Says Whitehurst: “If your cost of doing business is going up more than you can grow your revenue and your profitability is going down, then the company has to look at what does that mean and what does the future look like. There is a pretty broad expectation that there will be a lot of mergers and that that a lot of them might be driven by the need for scale.” By merging, smaller community banks “will gain in scale and be able to spread the cost of the regulatory burden across a bigger base of revenue.”

Mitigating costs from banking regulations was one of the factors cited in the First Market Bank-StellarOne merger last year.

“It’s hard to quantify, but Dodd-Frank and all the other regulations are sort of the death by a thousand cuts,” says Chesapeake Bank CEO Jeffrey Szyperski. “Which cut is [the one that] drives you to be acquired I can’t tell you … but the cumulative effect of the all the cuts would definitely cause consolidation in our industry.” In the community banking industry right now, he says, an acronym is making the rounds: TSTS — “too small to succeed.”

“At some point,” he says, “there’s a critical mass where the regulatory burden is too much for a smaller institution to absorb and that could drive merger/acquisition activity. … I’ve been in banking 23 years and the regulatory environment’s as burdensome now as it’s ever been. It detracts from a bank’s ability to serve their customers.”

Loss of safe harbor
That said, community banking professionals in Virginia feel that the KPMG survey results are overstated. There are nearly 7,000 community banks in the United States, and it’s unlikely that 1,750 of them will sell themselves to a larger bank before 2015, Whitehurst says.

Some of the new regulations are reasonable, Shook says, such as new standards to determine a potential mortgage applicant’s ability to repay the loan. There is a new checklist requiring banks to get documentation of factors such as current employment status, monthly debt-to-income ratio and current debt obligations including alimony and child support.

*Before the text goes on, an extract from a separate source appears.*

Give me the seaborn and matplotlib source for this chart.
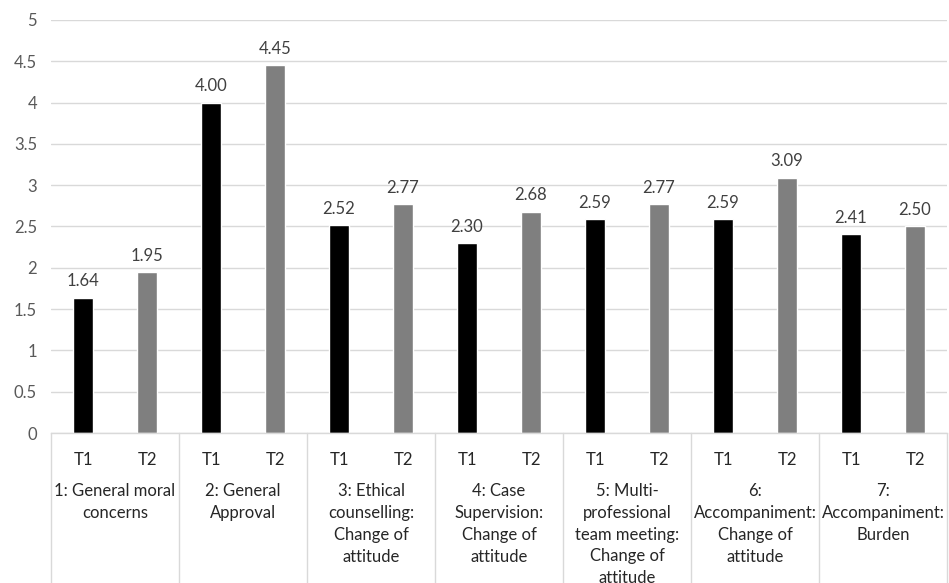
import matplotlib
matplotlib.use("Agg")
import matplotlib.pyplot as plt
import seaborn as sns
import pandas as pd

groups = [
    "1: General moral\nconcerns",
    "2: General\nApproval",
    "3: Ethical\ncounselling:\nChange of\nattitude",
    "4: Case\nSupervision:\nChange of\nattitude",
    "5: Multi-\nprofessional\nteam meeting:\nChange of\nattitude",
    "6:\nAccompaniment:\nChange of\nattitude",
    "7:\nAccompaniment:\nBurden",
]
times = ["T1", "T2"]
t1_values = [1.64, 4.00, 2.52, 2.30, 2.59, 2.59, 2.41]
t2_values = [1.95, 4.45, 2.77, 2.68, 2.77, 3.09, 2.50]
y_ticks = [0, 0.5, 1, 1.5, 2, 2.5, 3, 3.5, 4, 4.5, 5]
bar_colors = ["#000000", "#7f7f7f"]

df = pd.DataFrame({
    "group": groups * 2,
    "time": ["T1"] * len(groups) + ["T2"] * len(groups),
    "score": t1_values + t2_values,
})

sns.set_theme(style="white")
plt.rcParams["font.family"] = ["Lato", "DejaVu Sans"]
label_color = "#404040"
tick_color = "#595959"
cat_color = "#262626"
line_color = "#d9d9d9"
fs = 12

W, H = 949, 583
fig = plt.figure(figsize=(W / 100, H / 100), dpi=100)
ax = fig.add_axes([51 / W, 1 - 433 / H, (947 - 51) / W, (433 - 20) / H])

sns.barplot(data=df, x="group", y="score", hue="time", hue_order=times,
            palette=bar_colors, width=1.0, gap=0.69, saturation=1,
            legend=False, ax=ax, errorbar=None)

for cont in ax.containers:
    ax.bar_label(cont, fmt="%.2f", padding=6, fontsize=fs, color=label_color)

ax.set_ylim(0, 5)
ax.set_xlim(-0.5, len(groups) - 0.5)
ax.set_yticks(y_ticks)
ax.set_yticklabels([f"{v:g}" for v in y_ticks])
ax.yaxis.grid(True, color=line_color, linewidth=1)
ax.set_axisbelow(True)
ax.tick_params(axis="y", length=0, pad=10, labelsize=fs, labelcolor=tick_color)
for side in ["top", "right", "left"]:
    ax.spines[side].set_visible(False)
ax.spines["bottom"].set_color(line_color)
ax.spines["bottom"].set_linewidth(1)
ax.set_xlabel("")
ax.set_ylabel("")

# Two-level category axis: T1/T2 under each bar, group name below
tick_pos = []
tick_lab = []
for i in range(len(groups)):
    tick_pos += [i - 0.25, i + 0.25]
    tick_lab += times
ax.set_xticks(tick_pos)
ax.set_xticklabels(tick_lab)
ax.tick_params(axis="x", length=0, pad=14, labelsize=fs, labelcolor=cat_color)

trans = ax.get_xaxis_transform()
for i, g in enumerate(groups):
    ax.text(i, -0.12, g, transform=trans, ha="center", va="top",
            fontsize=fs, color=cat_color, linespacing=1.46)
for b in range(len(groups) + 1):
    ax.plot([b - 0.5, b - 0.5], [0, -0.37], transform=trans, color=line_color,
            linewidth=1, clip_on=False)

fig.savefig("out.png", dpi=100)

“You go down a list of what I would call pretty common-sense things … to make sure you’ve got your file in order so that if someone did come back and sue you and say you tricked them into taking out a loan [they] couldn’t afford to pay, you can say, ‘I went right to the checklist of ability to repay and I have done what I was supposed to do. … As a bank CEO, I like that documentation because it protects you and the consumer at the same time.”

One of the major concerns from the new regulations, however, is that it removes protection, also known as safe harbor, for banks from consumer lawsuits for nonqualified mortgages that don’t meet the new ability-to-repay status. This means that borrowers could sue the banks and prevent foreclosures by claiming that the bank made the loan knowing that the borrower might not be able to afford it.

This is a problem for community banks because some large parcels of rural land, such as horse farms, which can’t be placed on the secondary market because of a lack of good comparables, wouldn’t meet the new ability-to-repay qualifications, even with a prime borrower, Whitehurst says.

Shook and Szyperski say that the majority of community bankers they know in Virginia still plan to make these nonqualifying residential mortgage loans, but they acknowledge that having legal protection removed may deter some community banks from lending in certain cases. This could also ironically make some mortgage loans more expensive for prime borrowers, Whitehurst says.
“We intend to continue to make [nonqualifying loans]. We will just have to document them better,” Szyperski says. “I think there will be a contraction in the supply of available lenders over time. I think it will affect people’s ability to get mortgage product … [but] I think there are plenty of loans that are [nonqualifying mortgage] loans that are very good loans from a risk perspective and need to and should be made. … We still need to be able to serve our community and that’s where we fall on it.”

It will be a few months yet before community banks can determine the impact of the new mortgage regulations, Whitehurst says, adding that “banks of all sizes are going to be prepared for these rules and they’re going to continue to lend as much as they possibly can, but it’s going to be more of a challenge in the mortgage space.”